In the Gospel according to Mark (Mark 10:32-44) Jesus is on his way to Jerusalem, on his way to his anticipated suffering and death, as he just reminded his disciples for the third time. Blatantly and cluelessly, the brothers, James and John, approach him with a request. They believe that Jesus is about to triumph, through the power of God, and want him to name them as his second and third in command in his certainly soon to be established kingdom. Nice that they don’t seem to care which of them is on his right and which is on his left – just so it’s the two of them.
Since Jesus’ disciples have been arguing, on a regular basis, about who among them is the greatest, this sets the other ten off. Who do those two usurping upstarts think they are! Jesus didn’t call them first! They have no more right to positions of authority and prestige than any of the rest of us! Once again, Jesus tries to penetrate their ego-centric skulls with a very difficult lesson.
Previously, Jesus used a small child to model the attitude and behavior needed by those who would take on leadership in God’s coming Kingdom. As if that wasn’t shocking and unpleasant enough, now Jesus, referring to his own way of leading, uses the image of a servant/slave. Servants do have influence, but of a kind that stands in radical opposition to how the unbelieving wield what passes for authority among them.
These faithless bosses lord it over those they subject to their commands and their whims. They (in a phrase that captures this well) make their power over others felt. Everyone around them can feel how the world’s masters use and misuse any and every advantage, deception, alliance, imposition, coercion – every imaginable stratagem – to build and to radiate a pervasive sense of their indispensable importance and value. One can physically feel the weight of their presence and self-serving actions. It manifests itself as unyielding and oppressive. This type of power comes down crushingly on people from above.
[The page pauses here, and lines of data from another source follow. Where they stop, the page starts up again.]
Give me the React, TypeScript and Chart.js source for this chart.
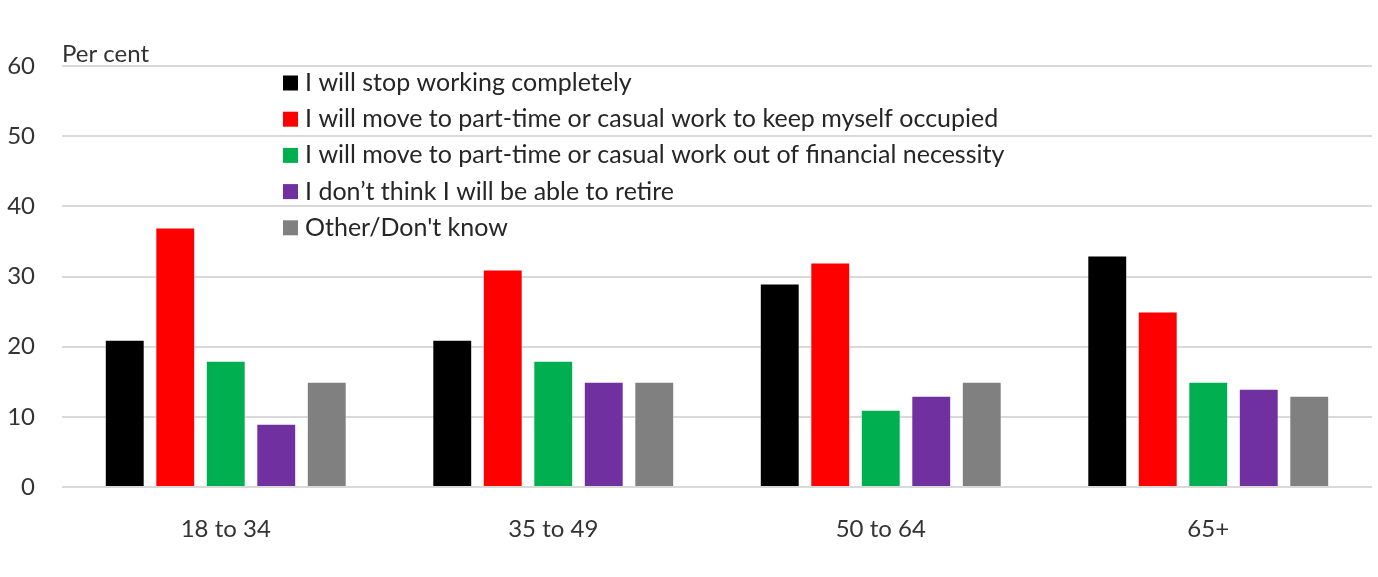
import { useEffect, useRef } from "react"
import { Chart, registerables } from "chart.js"

Chart.register(...registerables)

const ageGroups = ["18 to 34", "35 to 49", "50 to 64", "65+"]

const seriesNames = [
  "I will stop working completely",
  "I will move to part-time or casual work to keep myself occupied",
  "I will move to part-time or casual work out of financial necessity",
  "I don\u2019t think I will be able to retire",
  "Other/Don't know",
]

const stopCompletely = [21, 21, 29, 33]
const partTimeOccupied = [37, 31, 32, 25]
const partTimeNecessity = [18, 18, 11, 15]
const unableToRetire = [9, 15, 13, 14]
const otherDontKnow = [15, 15, 15, 13]

const seriesColors = ["#000000", "#FF0000", "#00B050", "#7030A0", "#808080"]

const FONT = "Lato"
const TEXT = "#333333"

// legend + "Per cent" label drawn on top of the plot
const overlayPlugin = {
  id: "overlay",
  afterDraw(chart: Chart) {
    const ctx = chart.ctx
    const area = chart.chartArea
    ctx.save()
    ctx.fillStyle = TEXT
    ctx.font = `24px ${FONT}`
    ctx.textBaseline = "alphabetic"
    ctx.textAlign = "left"
    ctx.fillText("Per cent", area.left, area.top - 4)

    const x0 = 283
    const y0 = 83
    const step = 36.2
    chart.data.datasets.forEach((ds, i) => {
      const cy = y0 + i * step
      ctx.fillStyle = ds.backgroundColor as string
      ctx.fillRect(x0, cy - 7.5, 15, 15)
      ctx.fillStyle = "#262626"
      ctx.textBaseline = "middle"
      ctx.font = `25px ${FONT}`
      ctx.fillText(ds.label as string, x0 + 22, cy)
    })
    ctx.restore()
  },
}

export default function App() {
  const canvasRef = useRef<HTMLCanvasElement>(null)
  const chartRef = useRef<Chart | null>(null)

  useEffect(() => {
    document.body.style.margin = "0"
    if (!canvasRef.current) return
    if (chartRef.current) chartRef.current.destroy()

    const values = [stopCompletely, partTimeOccupied, partTimeNecessity, unableToRetire, otherDontKnow]

    chartRef.current = new Chart(canvasRef.current, {
      type: "bar",
      data: {
        labels: ageGroups,
        datasets: values.map((data, i) => ({
          label: seriesNames[i],
          data,
          backgroundColor: seriesColors[i],
          borderColor: "rgba(255,255,255,0.35)",
          borderWidth: 1,
          categoryPercentage: 0.771,
          barPercentage: 0.79,
        })),
      },
      options: {
        animation: false,
        responsive: true,
        maintainAspectRatio: false,
        layout: { padding: { top: 66, right: 6, bottom: 0, left: 0 } },
        plugins: {
          legend: { display: false },
          tooltip: { enabled: false },
        },
        scales: {
          x: {
            grid: { display: false },
            border: { display: false },
            ticks: {
              color: TEXT,
              font: { family: FONT, size: 24 },
              padding: 20,
            },
            afterFit(scale) {
              scale.height = 90
            },
          },
          y: {
            min: 0,
            max: 60,
            ticks: {
              stepSize: 10,
              color: TEXT,
              font: { family: FONT, size: 24 },
              padding: 27,
            },
            grid: {
              color: "#d9d9d9",
              lineWidth: 2,
              drawTicks: false,
            },
            border: { display: false },
            afterFit(scale) {
              scale.width = 62
            },
          },
        },
      },
      plugins: [overlayPlugin],
    })

    return () => {
      if (chartRef.current) {
        chartRef.current.destroy()
        chartRef.current = null
      }
    }
  }, [])

  return (
    <div style={{ width: 1378, height: 577, background: "#ffffff" }}>
      <canvas ref={canvasRef}></canvas>
    </div>
  )
}
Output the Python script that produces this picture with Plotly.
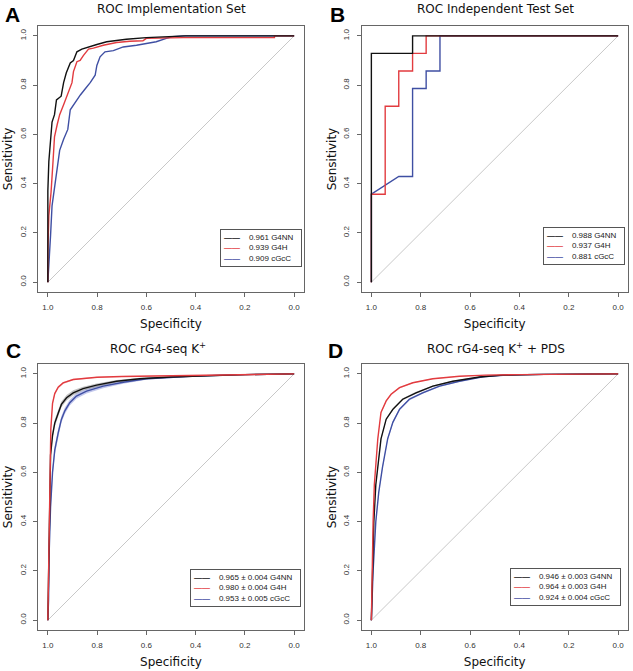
import plotly.graph_objects as go

# ---------------- data ----------------
# Panel A: ROC Implementation Set
a_g4nn_spec = [1.0, 1.0, 0.996, 0.989, 0.983, 0.973, 0.965, 0.946, 0.936, 0.925, 0.909, 0.896, 0.882, 0.862, 0.835, 0.801, 0.761, 0.681, 0.6, 0.44, 0.0]
a_g4nn_sens = [0.0, 0.37, 0.49, 0.60, 0.65, 0.68, 0.74, 0.755, 0.81, 0.85, 0.89, 0.90, 0.935, 0.946, 0.955, 0.965, 0.976, 0.986, 0.993, 1.0, 1.0]
a_g4h_spec = [1.0, 1.0, 0.996, 0.992, 0.987, 0.979, 0.973, 0.962, 0.952, 0.936, 0.922, 0.912, 0.902, 0.896, 0.882, 0.869, 0.856, 0.835, 0.815, 0.775, 0.721, 0.667, 0.614, 0.6, 0.45, 0.08, 0.08, 0.0]
a_g4h_sens = [0.0, 0.12, 0.27, 0.31, 0.365, 0.49, 0.59, 0.64, 0.68, 0.72, 0.76, 0.79, 0.81, 0.855, 0.895, 0.90, 0.92, 0.946, 0.95, 0.962, 0.973, 0.978, 0.98, 0.99, 0.993, 0.993, 1.0, 1.0]
a_cgcc_spec = [1.0, 0.996, 0.989, 0.983, 0.973, 0.962, 0.952, 0.936, 0.919, 0.909, 0.889, 0.868, 0.848, 0.828, 0.808, 0.801, 0.788, 0.768, 0.734, 0.694, 0.640, 0.6, 0.560, 0.519, 0.493, 0.45, 0.0]
a_cgcc_sens = [0.0, 0.095, 0.19, 0.31, 0.38, 0.46, 0.535, 0.58, 0.62, 0.70, 0.73, 0.76, 0.785, 0.81, 0.84, 0.88, 0.915, 0.935, 0.94, 0.955, 0.962, 0.97, 0.976, 0.99, 0.997, 1.0, 1.0]

# Panel B: ROC Independent Test Set
b_g4nn_spec = [1.0, 1.0, 0.833, 0.833, 0.0]
b_g4nn_sens = [0.0, 0.929, 0.929, 1.0, 1.0]
b_g4h_spec = [1.0, 1.0, 0.944, 0.944, 0.889, 0.889, 0.833, 0.833, 0.778, 0.778, 0.0]
b_g4h_sens = [0.0, 0.357, 0.357, 0.714, 0.714, 0.857, 0.857, 0.929, 0.929, 1.0, 1.0]
b_cgcc_spec = [1.0, 1.0, 0.889, 0.833, 0.833, 0.778, 0.778, 0.722, 0.722, 0.0]
b_cgcc_sens = [0.0, 0.357, 0.429, 0.429, 0.786, 0.786, 0.857, 0.857, 1.0, 1.0]

# Panel C: ROC rG4-seq K+
c_g4nn_spec = [1.0, 0.997, 0.995, 0.989, 0.981, 0.972, 0.958, 0.945, 0.924, 0.897, 0.857, 0.802, 0.721, 0.627, 0.5, 0.4, 0.2, 0.0]
c_g4nn_sens = [0.0, 0.19, 0.46, 0.67, 0.75, 0.80, 0.84, 0.876, 0.903, 0.923, 0.94, 0.954, 0.97, 0.98, 0.987, 0.991, 0.997, 1.0]
c_g4nn_ci = [0.0, 0.01, 0.015, 0.015, 0.015, 0.015, 0.013, 0.012, 0.011, 0.01, 0.008, 0.007, 0.005, 0.004, 0.003, 0.002, 0.001, 0.0]
c_g4h_spec = [1.0, 0.998, 0.995, 0.992, 0.988, 0.981, 0.972, 0.958, 0.938, 0.897, 0.80, 0.7, 0.6, 0.4, 0.2, 0.0]
c_g4h_sens = [0.0, 0.15, 0.33, 0.6, 0.775, 0.88, 0.92, 0.946, 0.963, 0.977, 0.986, 0.989, 0.991, 0.995, 0.998, 1.0]
c_g4h_ci = [0.0, 0.01, 0.01, 0.01, 0.008, 0.006, 0.005, 0.005, 0.004, 0.003, 0.002, 0.002, 0.001, 0.001, 0.0005, 0.0]
c_cgcc_spec = [1.0, 0.997, 0.995, 0.989, 0.981, 0.972, 0.958, 0.945, 0.931, 0.911, 0.884, 0.843, 0.775, 0.694, 0.6, 0.5, 0.4, 0.2, 0.0]
c_cgcc_sens = [0.0, 0.085, 0.26, 0.46, 0.6, 0.69, 0.76, 0.815, 0.85, 0.883, 0.91, 0.93, 0.95, 0.966, 0.98, 0.986, 0.991, 0.997, 1.0]
c_cgcc_ci = [0.0, 0.01, 0.02, 0.02, 0.02, 0.018, 0.016, 0.014, 0.013, 0.012, 0.011, 0.01, 0.008, 0.006, 0.004, 0.003, 0.002, 0.001, 0.0]

# Panel D: ROC rG4-seq K+ + PDS
d_g4nn_spec = [1.0, 0.996, 0.99, 0.982, 0.972, 0.961, 0.94, 0.913, 0.873, 0.819, 0.751, 0.67, 0.562, 0.467, 0.3, 0.0]
d_g4nn_sens = [0.0, 0.2, 0.4, 0.55, 0.65, 0.736, 0.816, 0.856, 0.897, 0.923, 0.95, 0.97, 0.987, 0.995, 0.998, 1.0]
d_g4nn_ci = [0.0, 0.006, 0.006, 0.006, 0.006, 0.006, 0.005, 0.005, 0.004, 0.004, 0.003, 0.002, 0.002, 0.001, 0.001, 0.0]
d_g4h_spec = [1.0, 0.997, 0.993, 0.988, 0.982, 0.974, 0.961, 0.94, 0.92, 0.886, 0.832, 0.751, 0.643, 0.535, 0.4, 0.2, 0.0]
d_g4h_sens = [0.0, 0.2, 0.4, 0.55, 0.65, 0.736, 0.843, 0.89, 0.917, 0.944, 0.964, 0.98, 0.99, 0.995, 0.997, 0.999, 1.0]
d_g4h_ci = [0.0, 0.005, 0.005, 0.005, 0.005, 0.005, 0.004, 0.004, 0.003, 0.003, 0.002, 0.002, 0.001, 0.001, 0.001, 0.0, 0.0]
d_cgcc_spec = [1.0, 0.993, 0.982, 0.97, 0.955, 0.934, 0.913, 0.886, 0.846, 0.792, 0.724, 0.643, 0.548, 0.453, 0.3, 0.0]
d_cgcc_sens = [0.0, 0.2, 0.4, 0.52, 0.62, 0.736, 0.803, 0.856, 0.897, 0.923, 0.95, 0.97, 0.988, 0.995, 0.998, 1.0]
d_cgcc_ci = [0.0, 0.007, 0.007, 0.007, 0.007, 0.007, 0.006, 0.005, 0.005, 0.004, 0.003, 0.002, 0.002, 0.001, 0.001, 0.0]

diag_spec = [1.0, 0.0]
diag_sens = [0.0, 1.0]

tick_vals = [0.0, 0.2, 0.4, 0.6, 0.8, 1.0]
tick_text = ["0.0", "0.2", "0.4", "0.6", "0.8", "1.0"]

titles = ["ROC Implementation Set", "ROC Independent Test Set",
          "ROC rG4-seq K<sup>+</sup>", "ROC rG4-seq K<sup>+</sup> + PDS"]
letters = ["A", "B", "C", "D"]
legend_labels = [
    ["0.961 G4NN", "0.939 G4H", "0.909 cGcC"],
    ["0.988 G4NN", "0.937 G4H", "0.881 cGcC"],
    ["0.965 ± 0.004 G4NN", "0.980 ± 0.004 G4H", "0.953 ± 0.005 cGcC"],
    ["0.946 ± 0.003 G4NN", "0.964 ± 0.003 G4H", "0.924 ± 0.004 cGcC"],
]

# ---------------- styling ----------------
BLACK = "#111111"
RED = "#e23b3f"
BLUE = "#3f4fa3"
BAND = {BLACK: "rgba(120,120,120,0.45)", RED: "rgba(226,59,63,0.30)", BLUE: "rgba(80,95,200,0.35)"}
W, H = 633, 671


def px_x(v):
    return v / W


def px_y(v):
    return 1 - v / H


# panel boxes in window pixels: (left, right, top, bottom)
boxes = [(38, 304, 26, 292), (361.5, 628, 26, 292), (38, 304, 364, 630), (361.5, 628, 364, 630)]
title_pos = [(171, 9), (495, 9), (158, 348), (496, 348)]
letter_pos = [(12, 14), (337, 14), (13, 350), (335, 351)]
legend_pos = [(302, 267), (625, 265), (301, 607), (621, 606)]

panels = [
    dict(lines=[(a_cgcc_spec, a_cgcc_sens, None, BLUE), (a_g4h_spec, a_g4h_sens, None, RED), (a_g4nn_spec, a_g4nn_sens, None, BLACK)]),
    dict(lines=[(b_cgcc_spec, b_cgcc_sens, None, BLUE), (b_g4h_spec, b_g4h_sens, None, RED), (b_g4nn_spec, b_g4nn_sens, None, BLACK)]),
    dict(lines=[(c_cgcc_spec, c_cgcc_sens, c_cgcc_ci, BLUE), (c_g4nn_spec, c_g4nn_sens, c_g4nn_ci, BLACK), (c_g4h_spec, c_g4h_sens, c_g4h_ci, RED)]),
    dict(lines=[(d_cgcc_spec, d_cgcc_sens, d_cgcc_ci, BLUE), (d_g4nn_spec, d_g4nn_sens, d_g4nn_ci, BLACK), (d_g4h_spec, d_g4h_sens, d_g4h_ci, RED)]),
]

fig = go.Figure()
layout = dict(width=W, height=H, margin=dict(l=0, r=0, t=0, b=0),
              paper_bgcolor="white", plot_bgcolor="white", showlegend=False)
annotations = []

for i, p in enumerate(panels):
    k = "" if i == 0 else str(i + 1)
    xa, ya = "x" + k, "y" + k
    l, r, t, b = boxes[i]
    axis_common = dict(showgrid=False, zeroline=False, showline=True, mirror=True,
                       linecolor="#666666", linewidth=1, ticks="outside", ticklen=4,
                       tickcolor="#666666", tickvals=tick_vals, ticktext=tick_text,
                       tickfont=dict(family="Liberation Sans, Arial", size=8, color="#333333"))
    layout["xaxis" + k] = dict(axis_common, domain=[px_x(l), px_x(r)], range=[1.04, -0.04],
                               anchor=ya, ticklabelstandoff=3,
                               title=dict(text="Specificity", standoff=9,
                                          font=dict(family="DejaVu Sans", size=12, color="#111111")))
    layout["yaxis" + k] = dict(axis_common, domain=[px_y(b), px_y(t)], range=[-0.04, 1.04],
                               anchor=xa, tickangle=-90, ticklabelstandoff=4,
                               title=dict(text="Sensitivity", standoff=3,
                                          font=dict(family="DejaVu Sans", size=12, color="#111111")))
    # diagonal reference
    fig.add_trace(go.Scatter(x=diag_spec, y=diag_sens, mode="lines", xaxis=xa, yaxis=ya,
                             line=dict(color="#c8c8c8", width=1), hoverinfo="skip"))
    # confidence bands
    for spec, sens, ci, col in p["lines"]:
        if ci is None:
            continue
        up = [min(1.0, s + c) for s, c in zip(sens, ci)]
        lo = [max(0.0, s - c) for s, c in zip(sens, ci)]
        fig.add_trace(go.Scatter(x=list(spec) + list(spec)[::-1], y=up + lo[::-1],
                                 mode="lines", fill="toself", fillcolor=BAND[col],
                                 line=dict(width=0), xaxis=xa, yaxis=ya, hoverinfo="skip"))
    for spec, sens, ci, col in p["lines"]:
        fig.add_trace(go.Scatter(x=spec, y=sens, mode="lines", xaxis=xa, yaxis=ya,
                                 line=dict(color=col, width=1.4)))

    tx, ty = title_pos[i]
    annotations.append(dict(text=titles[i], x=px_x(tx), y=px_y(ty), xref="paper", yref="paper",
                            xanchor="center", yanchor="middle", showarrow=False,
                            font=dict(family="DejaVu Sans", size=12, color="#111111")))
    lx, ly = letter_pos[i]
    annotations.append(dict(text="<b>" + letters[i] + "</b>", x=px_x(lx), y=px_y(ly),
                            xref="paper", yref="paper", xanchor="center", yanchor="middle",
                            showarrow=False,
                            font=dict(family="Liberation Sans, Arial", size=21, color="#000000")))
    # legend box
    rows = []
    for lab, col in zip(legend_labels[i], [BLACK, RED, BLUE]):
        rows.append("<span style='color:%s'><b>——</b></span>    %s  " % (col, lab))
    gx, gy = legend_pos[i]
    annotations.append(dict(text="<br>".join(rows), x=px_x(gx), y=px_y(gy), xref="paper",
                            yref="paper", xanchor="right", yanchor="bottom", align="left",
                            showarrow=False, bgcolor="white", bordercolor="#555555",
                            borderwidth=1, borderpad=3,
                            font=dict(family="Liberation Sans, Arial", size=8, color="#222222")))

layout["annotations"] = annotations
fig.update_layout(**layout)
fig.write_html("out.html", config={"displayModeBar": False},
               post_script="document.body.style.margin='0';document.body.style.padding='0';"
                           "document.body.style.overflow='hidden';")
Jesus clearly and unequivocally states that this is not to be so among his followers. They are to learn and to practice the leadership of the servant/slave. By faithfully accomplishing what is asked with all their knowledge and skill, by being carefully attentive to the needs of those they serve, by desiring what is truly good for those in their charge, by earning trust, by persuading through their genuine concern and astute observations – in all these ways they are building an unshakeable foundation through effective influence – from below. It is not important who gets the credit, the praise, the notice. It is enough that they are content to serve the building up of God’s Kingdom, and that the people they serve are well.